As the work progressed, the Defendant was issued invoices in tranches for work done. The Defendant refused to make payment and terminated the contract. The Plaintiff commenced an action in the High Court claiming payment for work done among others.

The Defendant applied and the matter was referred by the Court to the Dispute Adjudication Board (DAB) per the Rules. The DAB determined that the Defendant should pay a sum of money. The Defendant gave a notice of dissatisfaction to the Plaintiff before the expiration of 21 days and the High Court, per the Rules, referred the matter to international arbitration. The Plaintiff appealed the decision to refer the matter to arbitration. The appeal was dismissed by the Court of Appeal.
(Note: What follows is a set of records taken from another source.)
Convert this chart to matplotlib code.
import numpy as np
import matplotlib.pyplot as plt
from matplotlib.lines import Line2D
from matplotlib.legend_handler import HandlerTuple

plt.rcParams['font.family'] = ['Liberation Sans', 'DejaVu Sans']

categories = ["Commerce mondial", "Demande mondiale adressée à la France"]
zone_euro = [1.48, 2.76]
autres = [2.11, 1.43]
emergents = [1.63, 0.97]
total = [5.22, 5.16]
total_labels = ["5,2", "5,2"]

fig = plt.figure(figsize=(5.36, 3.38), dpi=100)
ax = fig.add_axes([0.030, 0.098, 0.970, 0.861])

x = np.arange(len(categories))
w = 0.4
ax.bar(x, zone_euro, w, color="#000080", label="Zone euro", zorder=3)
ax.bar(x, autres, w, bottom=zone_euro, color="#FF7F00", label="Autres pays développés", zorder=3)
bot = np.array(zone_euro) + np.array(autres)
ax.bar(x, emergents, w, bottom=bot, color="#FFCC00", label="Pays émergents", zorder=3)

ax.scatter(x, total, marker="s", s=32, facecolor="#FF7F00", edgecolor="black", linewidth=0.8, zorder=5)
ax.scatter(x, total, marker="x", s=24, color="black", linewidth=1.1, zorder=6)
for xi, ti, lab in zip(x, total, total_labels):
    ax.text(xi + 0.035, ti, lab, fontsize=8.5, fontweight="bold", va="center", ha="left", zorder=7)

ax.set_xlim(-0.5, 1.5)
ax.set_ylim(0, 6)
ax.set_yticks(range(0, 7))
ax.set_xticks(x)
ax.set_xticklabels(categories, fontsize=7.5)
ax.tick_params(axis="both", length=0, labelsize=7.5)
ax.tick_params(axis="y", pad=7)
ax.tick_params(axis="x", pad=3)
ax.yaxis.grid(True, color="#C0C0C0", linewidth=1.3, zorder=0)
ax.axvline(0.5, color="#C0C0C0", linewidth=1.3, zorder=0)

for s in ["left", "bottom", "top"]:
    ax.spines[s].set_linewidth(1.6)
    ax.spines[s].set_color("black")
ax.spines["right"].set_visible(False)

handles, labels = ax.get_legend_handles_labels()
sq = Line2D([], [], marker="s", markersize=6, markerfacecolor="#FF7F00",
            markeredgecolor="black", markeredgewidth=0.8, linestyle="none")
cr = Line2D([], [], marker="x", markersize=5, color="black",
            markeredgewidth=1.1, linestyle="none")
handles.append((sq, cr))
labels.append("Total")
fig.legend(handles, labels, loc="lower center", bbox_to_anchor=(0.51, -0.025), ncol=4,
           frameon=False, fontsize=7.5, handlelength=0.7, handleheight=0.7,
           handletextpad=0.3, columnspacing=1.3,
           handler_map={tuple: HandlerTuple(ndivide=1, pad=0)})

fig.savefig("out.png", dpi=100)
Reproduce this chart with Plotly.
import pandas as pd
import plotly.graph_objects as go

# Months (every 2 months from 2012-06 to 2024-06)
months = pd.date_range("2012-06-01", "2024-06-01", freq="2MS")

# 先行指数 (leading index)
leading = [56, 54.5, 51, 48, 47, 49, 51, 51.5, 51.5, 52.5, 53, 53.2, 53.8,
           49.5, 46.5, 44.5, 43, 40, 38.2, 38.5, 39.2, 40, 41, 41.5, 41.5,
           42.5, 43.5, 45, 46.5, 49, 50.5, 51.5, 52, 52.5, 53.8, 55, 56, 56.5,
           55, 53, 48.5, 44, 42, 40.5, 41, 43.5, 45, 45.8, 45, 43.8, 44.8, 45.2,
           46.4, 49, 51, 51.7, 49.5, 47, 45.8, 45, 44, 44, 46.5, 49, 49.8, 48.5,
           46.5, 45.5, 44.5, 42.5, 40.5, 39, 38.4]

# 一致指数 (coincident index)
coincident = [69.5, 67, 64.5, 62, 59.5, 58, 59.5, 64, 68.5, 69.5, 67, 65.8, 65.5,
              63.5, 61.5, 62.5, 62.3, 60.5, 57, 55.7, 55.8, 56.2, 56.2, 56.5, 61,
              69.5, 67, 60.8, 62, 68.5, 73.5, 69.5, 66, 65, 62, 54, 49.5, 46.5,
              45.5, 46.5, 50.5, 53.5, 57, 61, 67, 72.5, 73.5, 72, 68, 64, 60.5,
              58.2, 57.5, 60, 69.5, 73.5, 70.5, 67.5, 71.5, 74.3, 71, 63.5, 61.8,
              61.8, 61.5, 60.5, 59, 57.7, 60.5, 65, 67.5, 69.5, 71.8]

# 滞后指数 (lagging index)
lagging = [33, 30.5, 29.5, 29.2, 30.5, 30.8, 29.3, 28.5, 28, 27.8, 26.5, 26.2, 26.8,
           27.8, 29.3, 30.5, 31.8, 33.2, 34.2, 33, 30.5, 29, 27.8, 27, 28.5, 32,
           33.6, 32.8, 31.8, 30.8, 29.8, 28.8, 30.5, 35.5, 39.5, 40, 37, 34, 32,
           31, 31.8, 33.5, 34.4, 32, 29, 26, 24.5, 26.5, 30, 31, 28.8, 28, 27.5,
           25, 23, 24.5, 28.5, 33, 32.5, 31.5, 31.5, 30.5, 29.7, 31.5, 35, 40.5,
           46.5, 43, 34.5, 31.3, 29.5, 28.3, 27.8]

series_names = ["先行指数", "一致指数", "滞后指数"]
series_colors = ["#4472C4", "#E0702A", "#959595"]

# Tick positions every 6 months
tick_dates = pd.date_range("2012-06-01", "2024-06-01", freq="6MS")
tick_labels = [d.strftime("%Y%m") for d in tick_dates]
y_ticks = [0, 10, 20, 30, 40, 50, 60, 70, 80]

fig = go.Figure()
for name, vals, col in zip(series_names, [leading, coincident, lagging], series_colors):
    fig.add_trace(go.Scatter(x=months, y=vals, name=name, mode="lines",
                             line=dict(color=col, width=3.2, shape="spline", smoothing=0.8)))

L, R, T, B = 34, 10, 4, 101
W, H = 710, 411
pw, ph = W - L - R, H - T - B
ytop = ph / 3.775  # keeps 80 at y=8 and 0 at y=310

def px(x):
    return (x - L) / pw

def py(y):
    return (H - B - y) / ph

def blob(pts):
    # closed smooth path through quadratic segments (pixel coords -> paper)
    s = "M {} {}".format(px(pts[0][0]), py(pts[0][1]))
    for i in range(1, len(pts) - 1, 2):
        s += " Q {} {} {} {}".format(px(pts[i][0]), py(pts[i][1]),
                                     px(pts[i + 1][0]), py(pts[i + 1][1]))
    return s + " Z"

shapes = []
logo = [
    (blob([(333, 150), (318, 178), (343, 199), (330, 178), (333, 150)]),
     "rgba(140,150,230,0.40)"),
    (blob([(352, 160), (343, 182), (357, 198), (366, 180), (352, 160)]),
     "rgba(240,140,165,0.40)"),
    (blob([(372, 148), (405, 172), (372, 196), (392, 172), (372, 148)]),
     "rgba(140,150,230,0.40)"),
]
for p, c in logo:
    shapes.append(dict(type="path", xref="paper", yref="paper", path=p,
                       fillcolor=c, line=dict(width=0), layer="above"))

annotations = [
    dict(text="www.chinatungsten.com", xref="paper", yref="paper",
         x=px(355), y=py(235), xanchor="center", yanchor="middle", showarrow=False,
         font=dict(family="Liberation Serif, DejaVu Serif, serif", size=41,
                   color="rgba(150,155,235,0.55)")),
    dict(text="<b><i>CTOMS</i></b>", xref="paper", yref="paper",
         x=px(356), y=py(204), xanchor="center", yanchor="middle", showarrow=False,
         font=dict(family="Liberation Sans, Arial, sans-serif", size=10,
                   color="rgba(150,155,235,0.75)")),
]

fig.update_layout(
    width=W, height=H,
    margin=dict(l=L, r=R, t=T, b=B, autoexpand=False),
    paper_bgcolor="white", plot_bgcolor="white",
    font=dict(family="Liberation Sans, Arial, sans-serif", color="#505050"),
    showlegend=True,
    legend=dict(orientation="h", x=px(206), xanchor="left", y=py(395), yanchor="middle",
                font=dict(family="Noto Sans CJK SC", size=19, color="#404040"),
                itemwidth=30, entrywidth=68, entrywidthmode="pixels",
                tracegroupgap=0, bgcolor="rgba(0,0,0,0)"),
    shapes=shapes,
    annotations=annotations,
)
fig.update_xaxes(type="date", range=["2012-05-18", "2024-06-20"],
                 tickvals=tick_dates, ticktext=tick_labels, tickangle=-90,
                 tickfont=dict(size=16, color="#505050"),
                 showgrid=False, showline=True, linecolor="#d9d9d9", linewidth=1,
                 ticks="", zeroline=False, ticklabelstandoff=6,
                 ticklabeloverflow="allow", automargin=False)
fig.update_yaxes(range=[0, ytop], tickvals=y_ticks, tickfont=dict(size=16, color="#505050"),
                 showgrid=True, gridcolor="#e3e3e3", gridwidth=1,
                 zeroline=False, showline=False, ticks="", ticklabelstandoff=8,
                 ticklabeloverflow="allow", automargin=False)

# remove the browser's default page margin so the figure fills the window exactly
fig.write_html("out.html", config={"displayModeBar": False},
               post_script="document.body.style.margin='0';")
The Plaintiff appealed to the Supreme Court and it considered three main issues:

· Whether the DAB process was an arbitration and its decision, an arbitral award?

· Whether the decision of the DAB is final and binding between the parties? and

· Whether the Court of Appeal erred in affirming the decision of the High Court to refer the dispute to international arbitration?

The Court dismissed the appeal and held as follows:

Per clause 20.4 of the FIDIC Rules, the DAB is not deemed to be acting as a panel of arbitrators. Rather, the DAB process is a pre-arbitral, intermediate expert adjudication stage and its decisions are not arbitral awards. A DAB decision becomes final and binding after 21 days, unless within the period, a notice of dissatisfaction is given by a party and/or the matter is referred to arbitration.

It is therefore incapable of adoption as a final judgment of the Court under Order 64 of the High Court Civil Procedure Rules, 2004 (CI 47).

The dispute resolution process under the FIDIC Rules provide for international arbitration as part of the attempts to reach an amicable settlement, and the Court will adhere to these steps, if the parties have agreed to be bound by a FIDIC contract.

Insight: Where parties contract under FIDIC, unless a reason to depart is given by the parties, the Court will abide by the FIDIC dispute resolution process. Further, the decisions of the Dispute Adjudication Board (DAB) only become final and binding if neither party gives notice of dissatisfaction before the expiration of 21 days. The decision by DAB is therefore incapable of adoption as a final judgment of the Court under Order 64 of the High Court (Civil Procedure) Rules, 2004 (C.I. 47) until it becomes final and binding.”